* **Stated task**
Your task is to repeat the entries underneath exactly, minus the pictures.

++++ Data excerpts

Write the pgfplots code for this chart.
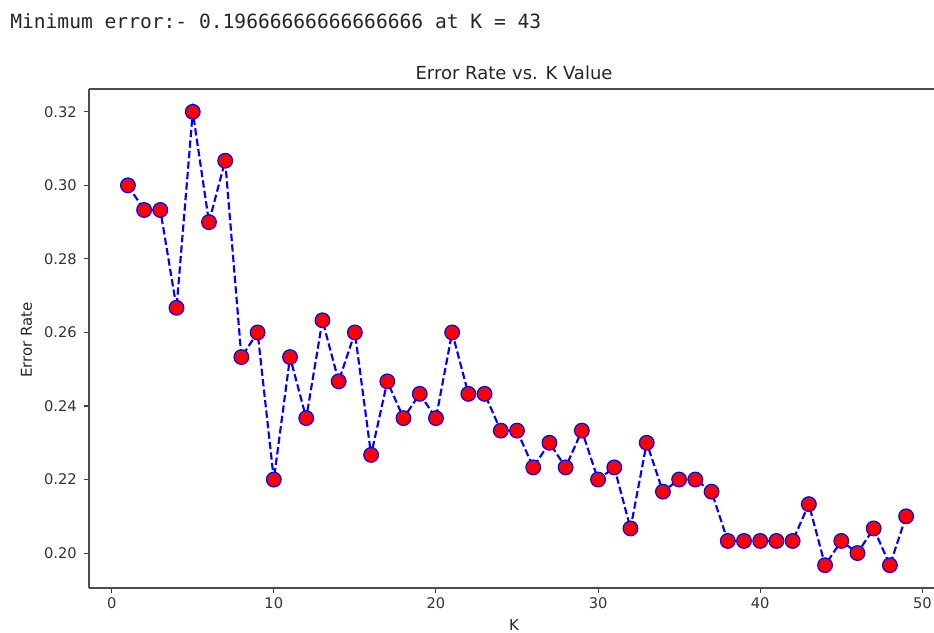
\documentclass[border=0pt]{standalone}
\usepackage{fontspec}
\setmainfont{DejaVu Sans}
\newfontfamily\mono{DejaVu Sans Mono}
\usepackage{pgfplots}
\pgfplotsset{compat=1.18}
\begin{document}
\begin{tikzpicture}[x=0.75pt,y=0.75pt]
\path[use as bounding box] (0,0) rectangle (934,632);
\coordinate (O) at (89,44);
\node[anchor=base west, font=\mono\fontsize{14.7}{17}\selectfont, text=black!85, inner sep=0pt] at (10,603) {Minimum error:- 0.19666666666666666 at K = 43};
\begin{axis}[
  at={(O)}, anchor=south west,
  scale only axis, width=633.75pt, height=374.25pt,
  xmin=-1.4, xmax=50.72, ymin=0.1905, ymax=0.3262,
  axis lines*=left,
  xtick={0,10,20,30,40,50},
  ytick={0.20,0.22,0.24,0.26,0.28,0.30,0.32},
  tick align=outside,
  major tick length=3.6pt,
  every tick/.style={black!75, line width=0.8pt},
  axis line style={black!70, line width=1.0pt},
  ticklabel style={font=\fontsize{11}{13}\selectfont, text=black!80},
  yticklabel style={xshift=-2pt},
  /pgf/number format/assume math mode=true,
  yticklabel style={/pgf/number format/.cd, fixed, fixed zerofill, precision=2},
  xticklabel style={/pgf/number format/.cd, fixed, precision=0},
  scaled y ticks=false,
  clip=false,
]
\addplot[blue, line width=1.6pt, dash pattern=on 5.5pt off 2.4pt,
  mark=*, mark size=5.5pt,
  mark options={solid, fill=red, draw=blue, line width=0.9pt}]
coordinates {
(1,0.3000) (2,0.2933) (3,0.2933) (4,0.2667) (5,0.3200) (6,0.2900) (7,0.3067)
(8,0.2533) (9,0.2600) (10,0.2200) (11,0.2533) (12,0.2367) (13,0.2633) (14,0.2467)
(15,0.2600) (16,0.2267) (17,0.2467) (18,0.2367) (19,0.2433) (20,0.2367) (21,0.2600)
(22,0.2433) (23,0.2433) (24,0.2333) (25,0.2333) (26,0.2233) (27,0.2300) (28,0.2233)
(29,0.2333) (30,0.2200) (31,0.2233) (32,0.2067) (33,0.2300) (34,0.2167) (35,0.2200)
(36,0.2200) (37,0.2167) (38,0.2033) (39,0.2033) (40,0.2033) (41,0.2033) (42,0.2033)
(43,0.2133) (44,0.1967) (45,0.2033) (46,0.2000) (47,0.2067) (48,0.1967) (49,0.2100)
};
\end{axis}
\draw[black!70, line width=1.0pt] (89,543) -- (934,543);
\node[anchor=base, font=\fontsize{13.5}{16}\selectfont, text=black!85, inner sep=0pt] at (514,552) {Error Rate vs. K Value};
\node[anchor=base, font=\fontsize{11.25}{13}\selectfont, text=black!85, inner sep=0pt] at (514,2) {K};
\node[anchor=base, rotate=90, font=\fontsize{11.25}{13}\selectfont, text=black!85, inner sep=0pt] at (32,292) {Error Rate};
\end{tikzpicture}
\end{document}
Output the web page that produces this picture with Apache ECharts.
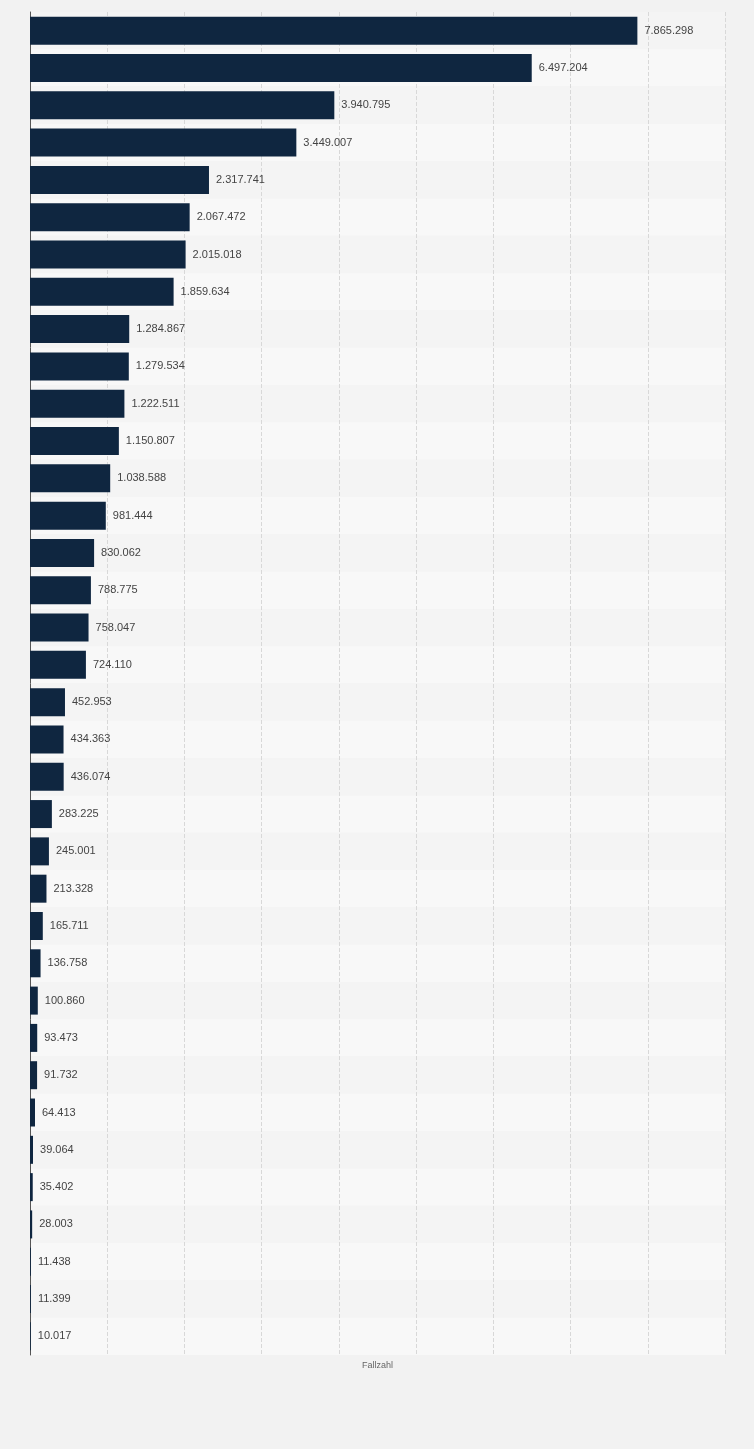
<!DOCTYPE html>
<html><head><meta charset="utf-8">
<script src="https://cdn.jsdelivr.net/npm/echarts@6/dist/echarts.min.js"></script>
<style>html,body{margin:0;padding:0;background:#f2f2f2}#c{width:754px;height:1449px}</style>
</head><body><div id="c"></div>
<script>
const categories = Array.from({length:36},(_,i)=>'Rang '+(i+1));
const values = [7865298,6497204,3940795,3449007,2317741,2067472,2015018,1859634,1284867,1279534,1222511,1150807,1038588,981444,830062,788775,758047,724110,452953,434363,436074,283225,245001,213328,165711,136758,100860,93473,91732,64413,39064,35402,28003,11438,11399,10017];
const fmt = v => String(v).replace(/\B(?=(\d{3})+(?!\d))/g,'.');
const chart = echarts.init(document.getElementById('c'));
chart.setOption({
  backgroundColor:'#f2f2f2',
  grid:{left:30,right:29,top:12,bottom:94},
  xAxis:{type:'value',min:0,max:9000000,interval:1000000,
    name:'Fallzahl',nameLocation:'middle',nameGap:6,
    nameTextStyle:{color:'#666',fontSize:9,fontFamily:'Arial'},
    axisLabel:{show:false},axisLine:{show:false},axisTick:{show:false},
    splitLine:{lineStyle:{color:'#d8d8d8',type:'dashed'}}},
  yAxis:{type:'category',data:categories,inverse:true,
    axisLabel:{show:false},axisTick:{show:false},
    axisLine:{lineStyle:{color:'#555'}},
    splitArea:{show:true,areaStyle:{color:['#f4f4f4','#f8f8f8']}}},
  series:[{type:'bar',data:values,barWidth:28,
    itemStyle:{color:'#0f2640'},
    label:{show:true,position:'right',distance:7,color:'#444',fontSize:11,fontFamily:'Arial',
      formatter:p=>fmt(p.value)}}]
});
</script></body></html>
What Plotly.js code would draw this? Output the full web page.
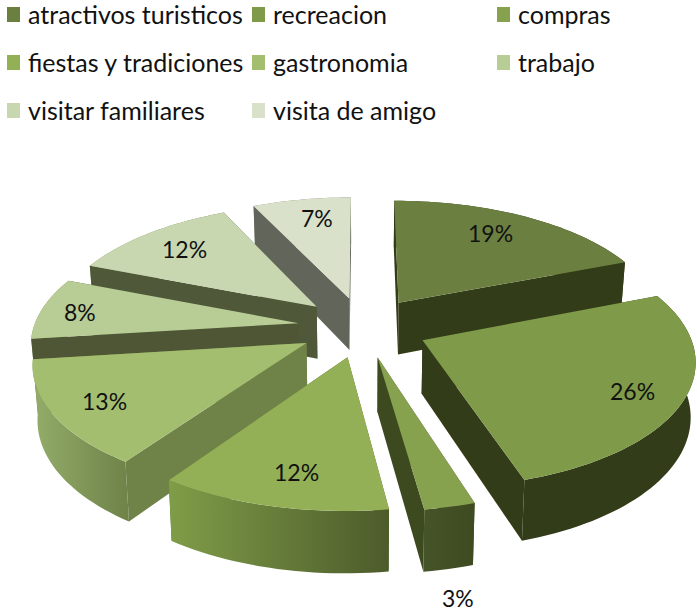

++++++++

* **The solution**
Write the pgfplots code for this chart.
\documentclass[border=0pt]{standalone}
\usepackage{fontspec}
\setmainfont{DejaVu Sans}
\newfontfamily\mono{DejaVu Sans Mono}
\usepackage{pgfplots}
\pgfplotsset{compat=1.18}
\begin{document}
\begin{tikzpicture}[x=0.75pt,y=0.75pt]
\path[use as bounding box] (0,0) rectangle (934,632);
\coordinate (O) at (89,44);
\node[anchor=base west, font=\mono\fontsize{14.7}{17}\selectfont, text=black!85, inner sep=0pt] at (10,603) {Minimum error:- 0.19666666666666666 at K = 43};
\begin{axis}[
  at={(O)}, anchor=south west,
  scale only axis, width=633.75pt, height=374.25pt,
  xmin=-1.4, xmax=50.72, ymin=0.1905, ymax=0.3262,
  axis lines*=left,
  xtick={0,10,20,30,40,50},
  ytick={0.20,0.22,0.24,0.26,0.28,0.30,0.32},
  tick align=outside,
  major tick length=3.6pt,
  every tick/.style={black!75, line width=0.8pt},
  axis line style={black!70, line width=1.0pt},
  ticklabel style={font=\fontsize{11}{13}\selectfont, text=black!80},
  yticklabel style={xshift=-2pt},
  /pgf/number format/assume math mode=true,
  yticklabel style={/pgf/number format/.cd, fixed, fixed zerofill, precision=2},
  xticklabel style={/pgf/number format/.cd, fixed, precision=0},
  scaled y ticks=false,
  clip=false,
]
\addplot[blue, line width=1.6pt, dash pattern=on 5.5pt off 2.4pt,
  mark=*, mark size=5.5pt,
  mark options={solid, fill=red, draw=blue, line width=0.9pt}]
coordinates {
(1,0.3000) (2,0.2933) (3,0.2933) (4,0.2667) (5,0.3200) (6,0.2900) (7,0.3067)
(8,0.2533) (9,0.2600) (10,0.2200) (11,0.2533) (12,0.2367) (13,0.2633) (14,0.2467)
(15,0.2600) (16,0.2267) (17,0.2467) (18,0.2367) (19,0.2433) (20,0.2367) (21,0.2600)
(22,0.2433) (23,0.2433) (24,0.2333) (25,0.2333) (26,0.2233) (27,0.2300) (28,0.2233)
(29,0.2333) (30,0.2200) (31,0.2233) (32,0.2067) (33,0.2300) (34,0.2167) (35,0.2200)
(36,0.2200) (37,0.2167) (38,0.2033) (39,0.2033) (40,0.2033) (41,0.2033) (42,0.2033)
(43,0.2133) (44,0.1967) (45,0.2033) (46,0.2000) (47,0.2067) (48,0.1967) (49,0.2100)
};
\end{axis}
\draw[black!70, line width=1.0pt] (89,543) -- (934,543);
\node[anchor=base, font=\fontsize{13.5}{16}\selectfont, text=black!85, inner sep=0pt] at (514,552) {Error Rate vs. K Value};
\node[anchor=base, font=\fontsize{11.25}{13}\selectfont, text=black!85, inner sep=0pt] at (514,2) {K};
\node[anchor=base, rotate=90, font=\fontsize{11.25}{13}\selectfont, text=black!85, inner sep=0pt] at (32,292) {Error Rate};
\end{tikzpicture}
\end{document}
Output the web page that produces this picture with Apache ECharts.
<!DOCTYPE html>
<html><head><meta charset="utf-8">
<script src="https://cdn.jsdelivr.net/npm/echarts@6/dist/echarts.min.js"></script>
<style>html,body{margin:0;padding:0;background:#f2f2f2}#c{width:754px;height:1449px}</style>
</head><body><div id="c"></div>
<script>
const categories = Array.from({length:36},(_,i)=>'Rang '+(i+1));
const values = [7865298,6497204,3940795,3449007,2317741,2067472,2015018,1859634,1284867,1279534,1222511,1150807,1038588,981444,830062,788775,758047,724110,452953,434363,436074,283225,245001,213328,165711,136758,100860,93473,91732,64413,39064,35402,28003,11438,11399,10017];
const fmt = v => String(v).replace(/\B(?=(\d{3})+(?!\d))/g,'.');
const chart = echarts.init(document.getElementById('c'));
chart.setOption({
  backgroundColor:'#f2f2f2',
  grid:{left:30,right:29,top:12,bottom:94},
  xAxis:{type:'value',min:0,max:9000000,interval:1000000,
    name:'Fallzahl',nameLocation:'middle',nameGap:6,
    nameTextStyle:{color:'#666',fontSize:9,fontFamily:'Arial'},
    axisLabel:{show:false},axisLine:{show:false},axisTick:{show:false},
    splitLine:{lineStyle:{color:'#d8d8d8',type:'dashed'}}},
  yAxis:{type:'category',data:categories,inverse:true,
    axisLabel:{show:false},axisTick:{show:false},
    axisLine:{lineStyle:{color:'#555'}},
    splitArea:{show:true,areaStyle:{color:['#f4f4f4','#f8f8f8']}}},
  series:[{type:'bar',data:values,barWidth:28,
    itemStyle:{color:'#0f2640'},
    label:{show:true,position:'right',distance:7,color:'#444',fontSize:11,fontFamily:'Arial',
      formatter:p=>fmt(p.value)}}]
});
</script></body></html>
What Plotly.js code would draw this? Output the full web page.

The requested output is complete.